Dan jawaban dari hatiku hanya: "Entahlah."
Mungkin aku hanya terlalu banyak berpikir. Tapi kalau aku berhenti berpikir, justru ada rasa kosong yang lebih pekat. Jadi aku berpikir lagi. Aku mencari-cari rasa ini di sudut-sudut pikiran. Seperti mencari kunci rumah yang seharusnya ada di meja, tapi tidak ketemu, padahal sejak awal ternyata ada di saku celana. Aku sempat ingin menulis perasaan ini. Tapi ujung-ujungnya aku hanya menulis kalimat: "Aku merasa, tapi aku tidak tahu apa." Dan setelah itu, layar kosong. Aku udah coba tidur, setidaknya itu yang aku ingat dari beberapa perkataan temanku dahulu, ketika mereka mempunyai banyak pergumulan. Tapi bahkan di mimpi pun aku merasa... tidak tahu apa. Kadang aku iri pada orang-orang yang bisa menangis, berteriak, atau menulis puisi panjang tentang rasa mereka. Aku? Aku hanya duduk, diam, dan kadang-kadang menghela napas tanpa alasan. Aku bahkan mulai curiga, jangan-jangan ini semua cuma halusinasi. Tapi jika halusinasi, mengapa rasanya nyata?

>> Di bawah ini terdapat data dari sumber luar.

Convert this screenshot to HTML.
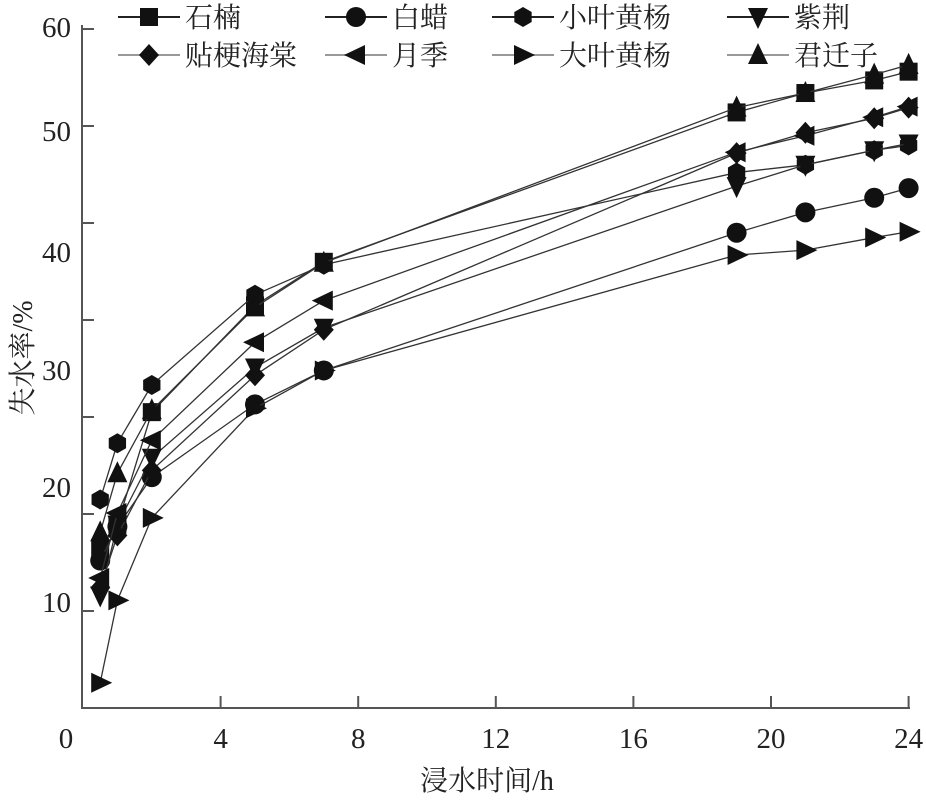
<!DOCTYPE html>
<html><head><meta charset="utf-8"><style>
html,body{margin:0;padding:0;background:#fff;}
svg{display:block;font-family:"Liberation Serif","Noto Serif CJK SC","Noto Sans CJK SC",serif;}
</style></head><body>
<svg id="chart" width="926" height="800" viewBox="0 0 926 800" xmlns="http://www.w3.org/2000/svg">
<g id="axes"></g>
<g id="series"></g>
<g id="legend"></g>
</svg>
<script>
const times = [0.5, 1, 2, 5, 7, 19, 21, 23, 24];
const names = ["石楠","白蜡","小叶黄杨","紫荆","贴梗海棠","月季","大叶黄杨","君迁子"];
const shinan  = [16.5, 18.9, 30.5, 41.5, 46.0, 61.4, 63.4, 64.7, 65.6];
const baila   = [15.2, 18.7, 23.8, 31.3, 34.8, 49.0, 51.1, 52.6, 53.6];
const xiaoye  = [21.5, 27.3, 33.3, 42.6, 45.7, 55.2, 56.0, 57.5, 58.0];
const zijing  = [11.6, 18.9, 25.8, 35.1, 39.2, 53.8, 56.0, 57.5, 58.2];
const tiegeng = [12.4, 17.8, 24.5, 34.3, 39.0, 57.2, 59.3, 60.8, 61.9];
const yueji   = [13.4, 20.1, 27.6, 37.7, 42.0, 57.3, 59.0, 60.9, 62.0];
const daye    = [2.6, 11.1, 19.6, 30.9, 34.8, 46.7, 47.2, 48.5, 49.1];
const junqian = [18.1, 24.2, 30.7, 41.3, 45.9, 61.9, 63.4, 65.3, 66.3];
const xTicks = [0, 4, 8, 12, 16, 20, 24];
const yTickLabels = ["60","50","40","30","20","10"];

const NS = "http://www.w3.org/2000/svg";
function xs(t){ return 83 + t * 34.4; }
function ys(v){ return 708 - v * 9.7; }
function mk(tag, attrs, parent){ const e=document.createElementNS(NS,tag); for(const k in attrs) e.setAttribute(k, attrs[k]); parent.appendChild(e); return e; }

const axes = document.getElementById('axes');
let a = mk('path',{d:'M82 25 V708 H910',fill:'none',stroke:'#555','stroke-width':2},axes);
 
for(let i=1;i<=7;i++){
  const t = mk('line',{x1:82,x2:94,y1:ys(i*10),y2:ys(i*10),stroke:'#555','stroke-width':2},axes);
   
}
const yLabelY = [37, 141, 262, 380, 497, 612];
yTickLabels.forEach((s,i)=>{
  const t = mk('text',{x:71,y:yLabelY[i],'text-anchor':'end','font-size':29,fill:'#222'},axes);
  t.textContent = s;
   
});
xTicks.forEach(v=>{
  if(v>0){
    const l = mk('line',{x1:xs(v),x2:xs(v),y1:708,y2:696,stroke:'#555','stroke-width':2},axes);
     
  }
  const t = mk('text',{x:v===0?66:xs(v),y:748,'text-anchor':'middle','font-size':29,fill:'#222'},axes);
  t.textContent = String(v);
   
});
let xt = mk('text',{x:487,y:790,'text-anchor':'middle','font-size':28,fill:'#222'},axes);
xt.textContent = '浸水时间/h';
 
let yt = mk('text',{x:0,y:0,'text-anchor':'middle','font-size':28,fill:'#222',transform:'translate(32,358) rotate(-90)'},axes);
yt.textContent = '失水率/%';
 

function marker(type, x, y, parent){
  const s = 10; let e;
  if(type==='square') e = mk('rect',{x:x-s+1,y:y-s+1,width:2*s-2,height:2*s-2},parent);
  else if(type==='circle') e = mk('circle',{cx:x,cy:y,r:s},parent);
  else if(type==='hex') e = mk('polygon',{points:[0,1,2,3,4,5].map(k=>{const an=Math.PI/3*k+Math.PI/6;return (x+s*Math.cos(an))+','+(y+s*Math.sin(an));}).join(' ')},parent);
  else if(type==='down') e = mk('polygon',{points:`${x-s},${y-s+1} ${x+s},${y-s+1} ${x},${y+s+2}`},parent);
  else if(type==='up') e = mk('polygon',{points:`${x-s},${y+s-1} ${x+s},${y+s-1} ${x},${y-s-2}`},parent);
  else if(type==='diamond') e = mk('polygon',{points:`${x},${y-s-1} ${x+s},${y} ${x},${y+s+1} ${x-s},${y}`},parent);
  else if(type==='left') e = mk('polygon',{points:`${x+s-1},${y-s} ${x+s-1},${y+s} ${x-s-2},${y}`},parent);
  else e = mk('polygon',{points:`${x-s+1},${y-s} ${x-s+1},${y+s} ${x+s+2},${y}`},parent);
  e.setAttribute('fill','#111');
  return e;
}

const allSeries = [shinan, baila, xiaoye, zijing, tiegeng, yueji, daye, junqian];
const types = ['square','circle','hex','down','diamond','left','right','up'];
const sg = document.getElementById('series');
allSeries.forEach((vals,si)=>{
  const g = mk('g',{},sg);
  
  
  const pl = mk('polyline',{points:vals.map((v,i)=>xs(times[i])+','+ys(v)).join(' '),fill:'none',stroke:'#333','stroke-width':1.3},g);
   
  vals.forEach((v,i)=>{
    const m = marker(types[si], xs(times[i]), ys(v), g);
     
  });
});

const lg = document.getElementById('legend');
const colX = [118, 325, 492, 727];
const rowY = [17, 55];
names.forEach((n,i)=>{
  const cx = colX[i%4], cy = rowY[Math.floor(i/4)];
  const g = mk('g',{},lg);
  
  
  mk('line',{x1:cx,x2:cx+62,y1:cy,y2:cy,stroke:i<4?'#222':'#999','stroke-width':2},g);
  marker(types[i], cx+31, cy, g);
  const t = mk('text',{x:cx+67,y:cy+10,'font-size':28,fill:'#222'},g);
  t.textContent = n;
});
</script>
</body></html>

Seperti kabut yang bisa disentuh, padahal tidak pernah bisa digenggam. Mungkin, rasa ini adalah semacam perasaan universal yang datang pada siapa saja yang lupa caranya merasa. Mungkin ini adalah tanda bahwa aku terlalu sering mengabaikan perasaan-perasaan kecil, hingga mereka berkumpul dan datang bersama-sama, mengetuk pintu: "Halo, kami rasa-rasa kecil yang dulu kau abaikan. Sekarang kami datang bersama. Semoga kau pusing." Aku mencoba menghibur diri: mungkin perasaan ini tidak perlu dipecahkan. Mungkin ia hanya perlu dibiarkan lewat, seperti angin yang masuk dari jendela lalu keluar dari pintu. Tapi anehnya, angin ini betah berputar-putar di dalam kamar. Akhirnya, aku menyerah. Aku merasa, tapi aku tidak tahu apa. Dan aku rasa, mungkin itu tidak apa-apa. Perasaan memang tidak selalu butuh nama. Kadang, ia hanya butuh diakui keberadaannya. Aku menatap langit yang kini gelap. Aku mengangkat cangkir kopi yang sudah dingin. Dan aku tersenyum kecil. Entah kenapa.
"Akhirnya aku menyimpulkan: ini bukan perasaan galau, bukan juga cinta. Ini cuma efek samping dari terlalu banyak mikir sambil ngopi sendiri."